This year the garden is benefiting from the input of Northtech Horticulture 1 and 2 students as part of the certification curriculum in a collaborative programme between Northtech, the primary school
and whanau of the school.
"When whanau came back from the city they had lost the skill of gardening," says Michelle simply and understating the work that's gone into what she's achieved.
Each class at Kaikohe East primary has cooking lessons using the garden's vegetables; they have preserved produce, they have made relishes. Children are first in line to take vegetables home and if there's a surplus it's sold at the twilight market. The school generates its own compost and Top Energy delivers mulch to the garden which eventually goes back into the soil. Kaikohe East qualifies for the fruit-in-schools programme but even so, their next project is to expand a bike track near the garden and to replant an orchard.
About 20 kilometres away, over the rolling hills of the Ohaeawai Valley and on to SH10, is Oramahoe. If the town isn't sign-posted, what it produces is - cheese, timber and the kindergarten that adopts a Steiner philosophy. On a Monday morning the kindy kids pop next door to the Mahoe Cheese factory to bring back fresh (unprocessed) milk, cheese and quark they will use during the week. Head teacher, Christiane Riegger, says these kiddies understand that milk comes from a cow and can name the veggies in the garden. In the grounds is their own pizza oven.
"We need to teach the children how to plant things," says Ms Reigger. "At harvest time we took apples from the trees, made a cake and went to the marae because they invited us for lunch. The children did everything themselves."
It could be argued that rural schools have much scope for self-sufficiency than city schools because land is more plentiful but Christiane Riegger says even metro schools have land. She'd like to see a goat, a pig, a sheep, a cow and a garden in every school in the country.
Over the road is the 50-pupil Oramahoe School. It's a decile 6 school so doesn't qualify for fruit or Weetbix and it is an 'enviro' school. The lunch boxes are audited to make sure packaging is minimised, whatever is reusable is reused and they teach the kids how to prepare the food themselves. Zero waste is a priority.

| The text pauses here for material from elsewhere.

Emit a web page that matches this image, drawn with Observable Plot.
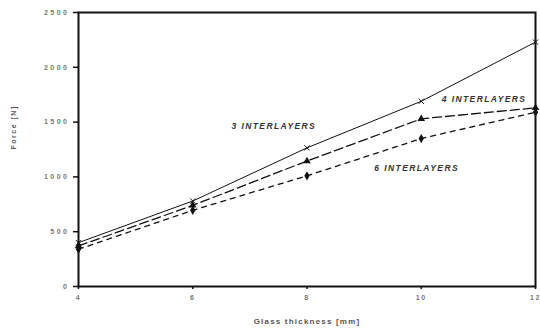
<!DOCTYPE html>
<html>
<head>
<meta charset="utf-8">
<script src="https://cdn.jsdelivr.net/npm/d3@7"></script>
<script src="https://cdn.jsdelivr.net/npm/@observablehq/plot@0.6"></script>
<style>
  html, body { margin: 0; padding: 0; background: #fff; }
  #chart { width: 540px; height: 334px; }
</style>
</head>
<body>
<div id="chart"></div>
<script>
// Data
const thickness = [4, 6, 8, 10, 12];                 // Glass thickness [mm]
const force3 = [400, 780, 1265, 1690, 2230];         // 3 interlayers
const force4 = [370, 740, 1145, 1530, 1630];         // 4 interlayers
const force6 = [340, 695, 1010, 1350, 1590];         // 6 interlayers
const seriesNames = ["3 INTERLAYERS", "4 INTERLAYERS", "6 INTERLAYERS"];
const xTicks = [4, 6, 8, 10, 12];
const yTicks = [0, 500, 1000, 1500, 2000, 2500];
const xLabel = "Glass thickness [mm]";
const yLabel = "Force [N]";
// annotation anchors (data units)
const labelX = [7.42, 11.1, 9.92];
const labelY = [1460, 1710, 1075];

const rows = [];
[force3, force4, force6].forEach((arr, s) => {
  arr.forEach((v, i) => rows.push({series: seriesNames[s], x: thickness[i], y: v}));
});
const labels = seriesNames.map((n, i) => ({name: n, x: labelX[i], y: labelY[i]}));
const s3 = rows.filter(d => d.series === seriesNames[0]);
const s4 = rows.filter(d => d.series === seriesNames[1]);
const s6 = rows.filter(d => d.series === seriesNames[2]);

const chart = Plot.plot({
  width: 540,
  height: 334,
  marginLeft: 78,
  marginRight: 5,
  marginTop: 12,
  marginBottom: 48,
  style: {fontFamily: "Liberation Sans, Arial, sans-serif", fontWeight: "bold", background: "#fff"},
  x: {domain: [4, 12], label: null},
  y: {domain: [0, 2500], label: null},
  marks: [
    Plot.line(s3, {x: "x", y: "y", stroke: "#111", strokeWidth: 1}),
    Plot.line(s4, {x: "x", y: "y", stroke: "#111", strokeWidth: 1.3, strokeDasharray: "9,4"}),
    Plot.line(s6, {x: "x", y: "y", stroke: "#111", strokeWidth: 1.3, strokeDasharray: "5,5"}),
    Plot.dot(s3, {x: "x", y: "y", symbol: "times", r: 2.5, stroke: "#111", strokeWidth: 1}),
    Plot.dot(s4, {x: "x", y: "y", symbol: "triangle", r: 2.8, fill: "#111"}),
    Plot.dot(s6, {x: "x", y: "y", symbol: "diamond", r: 2.8, fill: "#111"}),
    Plot.frame({stroke: "#111", strokeWidth: 2}),
    Plot.axisY({ticks: yTicks, tickFormat: d => String(d), tickSize: 5, tickPadding: 4, fontSize: 7, fill: "#777", stroke: "#111", strokeWidth: 1.5, label: null}),
    Plot.axisX({ticks: xTicks, tickFormat: d => String(d), tickSize: 3, tickPadding: 6, fontSize: 7, fill: "#777", stroke: "#111", strokeWidth: 1.5, label: null}),
    Plot.text(labels, {x: "x", y: "y", text: "name", fontSize: 8.5, fontStyle: "italic", fontWeight: "bold", fill: "#333", className: "ann"}),
    Plot.text([yLabel], {frameAnchor: "left", dx: -65, rotate: -90, fontSize: 7, fill: "#555", className: "ylab"}),
    Plot.text([xLabel], {frameAnchor: "bottom", dy: 37, fontSize: 8, fill: "#555", className: "xlab"})
  ]
});
document.getElementById("chart").appendChild(chart);
const svg = d3.select(chart);
svg.selectAll("g[aria-label='y-axis tick label'] text").style("letter-spacing", "2.5px");
svg.selectAll("g[aria-label='x-axis tick label'] text").style("letter-spacing", "1.5px");
svg.selectAll(".ann text").style("letter-spacing", "1.4px");
svg.selectAll(".ylab text").style("letter-spacing", "1.5px");
svg.selectAll(".xlab text").style("letter-spacing", "1.2px");
</script>
</body>
</html>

Near the playing fields are six raised beds. Each class is responsible for two beds each and this year the Year 8 students (all three of them) are growing garlic for profit. They're also raising native seedlings for riparian planting which they'll sell too. Kids at this school don't go hungry but that doesn't absolve them from learning through planting and striving for self sufficiency and if principal, Annie McGlone, could wave a magic wand she's like to see some form of help to help themselves.
"We'd like support or some sort of kitchen facility. What would go a long way would be a part time supervisor with the time to manage what we've started."
That fits with Hone Harawira's stated aims in the bill which is for schools to teach and manage their own environment to produce a practical result and for adults to be paid as overseers. Some, though, are questioning the cost of providing both lunch and dinner. Harawira's response is typically direct.
"South Canterbury Finance cost money. Sending troops to Afghanistan costs money. It's not about the money but about an investment in ourselves as a society,' he declares.
Two questions could still be asked. Will Weetbix and milk achieve self sufficiency? Would it be continuing the education of Kaikohe East primary kids, and vicariously their whanau, to suddenly receive a packaged breakfast?